Throughout his evidence Mr. Olasker was unsure of what had been produced. Assumption and speculation on his part were evident throughout. His statement that he endeavoured to provide the best documentation he could from his computer summarized perhaps more clearly the real situation.

Given that the burden of proof with respect to compliance with the disclosure requirements of the Alberta Franchise Act rests with the franchisor, the Court found:

…proper disclosure was never given by Panda to Mr. Rocha. The Statement of Disclosure and the Financial Statements were not received by Mr. Rocha 14 days prior to his signing the Franchise Agreement and paying the initial deposit under the Franchise Agreement. I find there was no proper disclosure to Mr. Rocha up until he served notice of cancellation of the Franchise Agreement pursuant to The Act. Secondly, I find that the purported disclosure document never complied with the requirements of the regulations. I further find that the purported Financial Statements could not have been delivered at the time claimed by Mr. Olasker or at all prior to the Notice of Cancellation.

In the final result Panda has failed to meet its burden of proof. It failed to produce evidence on which I am able to find that proper disclosure was given to Mr. Rocha.

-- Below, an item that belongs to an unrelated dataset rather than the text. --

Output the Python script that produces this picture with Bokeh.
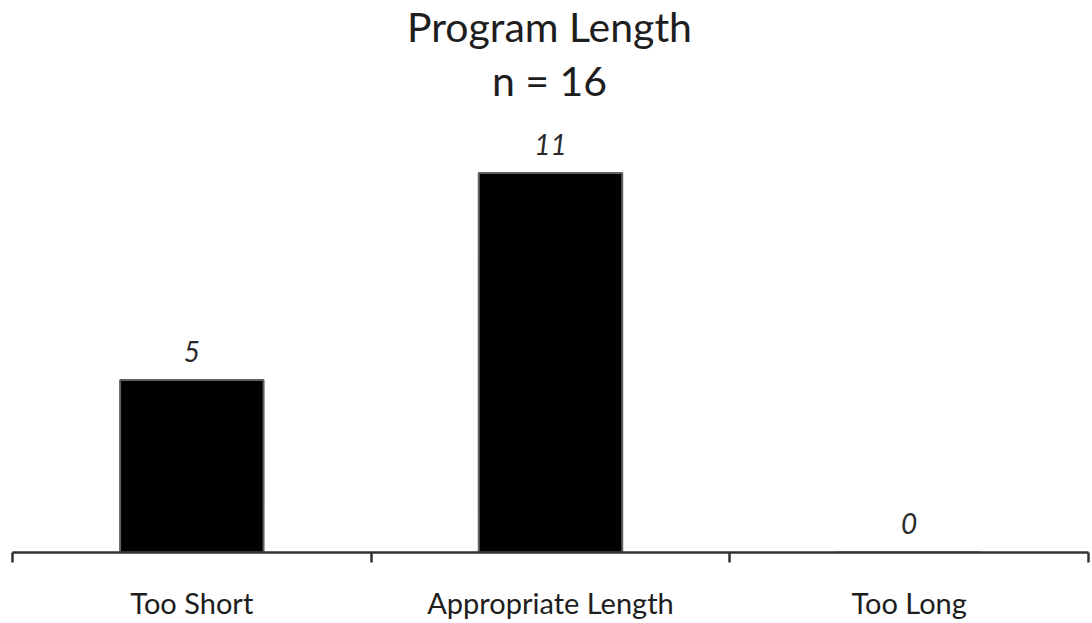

As a result, Mr. Rocha was entitled to recover all monies paid to Panda Flowers, plus costs.

The decision in Rocha v. Panda Flowers (1999) Ltd., provides an excellent reminder, for franchisors operating in Alberta or Ontario, of the importance of having a procedure in place to ensure proper disclosure is provided to all franchisees and of ensuring that all of the franchisor’s agents comply with that procedure at all times. In reviewing its disclosure procedure a franchisor should ensure that the procedure is designed to produce and retain evidence demonstrating the franchisor’s compliance with its disclosure obligations. In particular, franchisors should ensure that their disclosure procedures do the following:

  • provide a verification procedure to ensure that no franchisee is permitted to sign a franchise agreement or pay any fee without confirmation that all required disclosure was provided and that the required 14 days have passed.

  • create and maintain a set of materials disclosed to each franchisee.

  • create and maintain acknowledgement forms to be signed and dated by franchisees confirming their receipt of the required disclosure.

By implementing and following a strict set of disclosure procedures franchisors should be able to avoid (or at least be able to properly respond to) any rescission claims by its franchisees.

The content of this article is intended to provide a general guide to the subject matter. Specialist advice should be sought about your specific circumstances.